Binary Sample Size Calculator for AI & Machine Learning

Calculator inputs

Use precision mode for estimating one binary rate. Use comparison mode for testing uplift between two binary outcome rates.

Calculation method

Confidence level

Expected positive rate

Margin of error

Finite population size

Baseline positive rate

Variant positive rate

Alpha

Power

Design effect

Dropout or unusable rate (%)

Example data table

This table shows typical binary sample size planning scenarios in AI and machine learning work.

Scenario	Method	Core inputs	What the result means
Label quality audit	Single proportion precision	p = 0.50, error = 0.05, confidence = 95%	Estimate labels needed to measure a positive rate reliably.
False positive monitoring	Single proportion precision	p = 0.12, error = 0.03, confidence = 95%	Size a monitoring set for a narrow binary metric band.
Model uplift experiment	Two-proportion comparison	baseline = 0.20, variant = 0.26, power = 80%	Estimate per-group labels to detect real conversion uplift.
Bias review sample	Single proportion precision	p = 0.35, error = 0.04, confidence = 99%	Plan a stricter review set for governance reporting.

Formula used

1) Single proportion precision

Use this when you want to estimate one binary rate, such as accuracy, prevalence, acceptance, or positive label share.
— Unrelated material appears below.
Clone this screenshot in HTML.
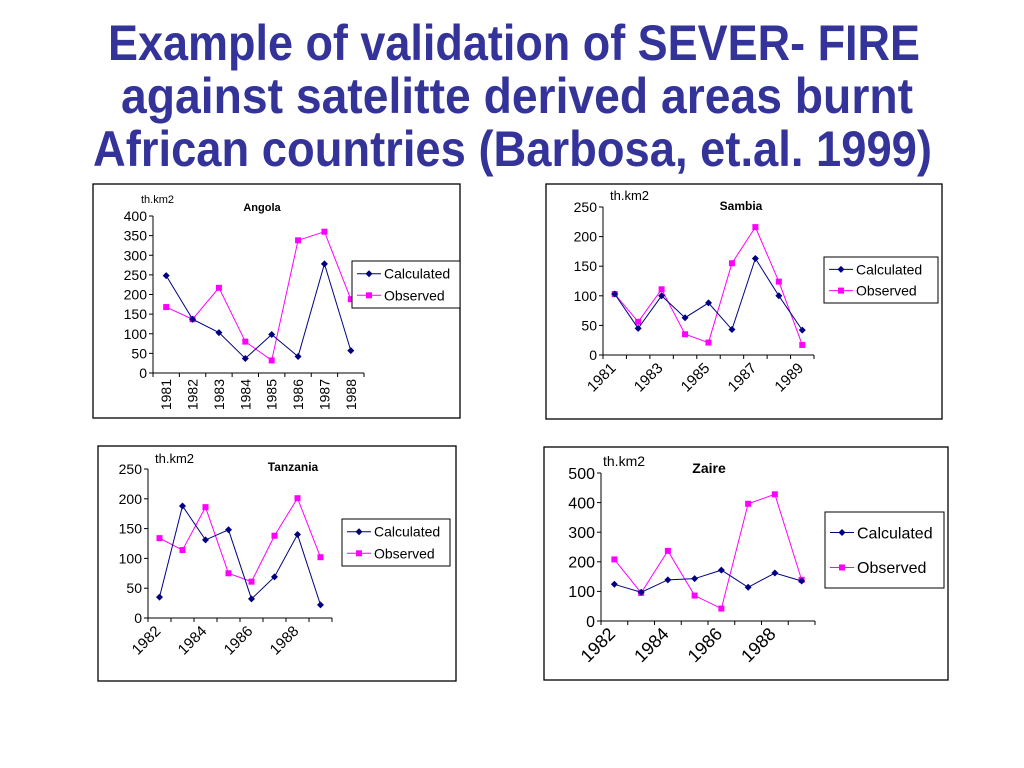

n = (Z² × p × (1 - p)) / E²

Here, Z is the confidence z-score, p is the expected positive proportion, and E is the target margin of error.

When population size is limited, this page applies finite population correction:

n_fpc = n / (1 + ((n - 1) / N))

Then it adjusts for design effect and expected dropout:

n_final = ceil((n_fpc × design_effect) / (1 - dropout_rate))

2) Two-proportion comparison

Use this when you want to compare a baseline binary rate against a variant rate, such as two classifiers, prompts, policies, or ranking strategies.

n_per_group = ((Zα × √(2p̄(1-p̄)) + Zβ × √(p1(1-p1) + p2(1-p2)))²) / (p2 - p1)²

Here, p1 is the baseline rate, p2 is the variant rate, p̄ is the pooled rate, Zα matches alpha, and Zβ matches power.

The page also adjusts the per-group estimate for design effect and unusable samples.

How to use this calculator

Select Single proportion precision when estimating one binary rate.
Select Two-proportion comparison when comparing baseline and variant outcomes.
Enter rates as decimals, such as 0.20 for 20%.
Choose confidence or power settings that match your risk tolerance.
Add a finite population only when your labeling pool is limited.
Increase design effect when clustering or dependence inflates variance.
Add dropout to protect against rejected, missing, or noisy labels.
Click Calculate sample size to show the result above the form.
Review the summary table, class counts, and Plotly graph.
Use the CSV or PDF buttons to export your calculation record.

FAQs

1) What does this calculator estimate?

It estimates how many samples you need for binary outcomes. That includes label audits, classifier monitoring, conversion experiments, acceptance rates, or any yes-or-no target.

2) When should I use single proportion precision?

Use it when you want one reliable binary rate with a chosen error margin. Examples include prevalence estimation, positive label share, pass rate, or moderation approval rate.

3) When should I use two-proportion comparison?

Use it when comparing two binary rates. It fits A/B tests, prompt changes, classifier upgrades, threshold changes, and policy variants where you want to detect uplift.

4) What if I do not know the expected positive rate?

Use 0.50 for a conservative estimate. That choice usually produces the largest required sample and protects against underestimating your labeling needs.

5) Why does design effect matter?

Design effect inflates the sample when observations are not fully independent. Clustering, repeated users, grouped prompts, or batched annotation workflows can all increase variance.

6) Why add a dropout or unusable rate?

Some records become unusable because of missing labels, bad inputs, policy exclusions, or failed review. Dropout padding keeps the final usable sample large enough.

7) When should I use finite population correction?

Use it when your total candidate pool is limited and known. It reduces the needed sample because sampling a large share of a small pool adds information faster.

8) Why are expected positives and negatives shown?

They help you plan class balance, reviewer effort, and downstream training coverage. Very small minority counts may signal that you need stratified sampling.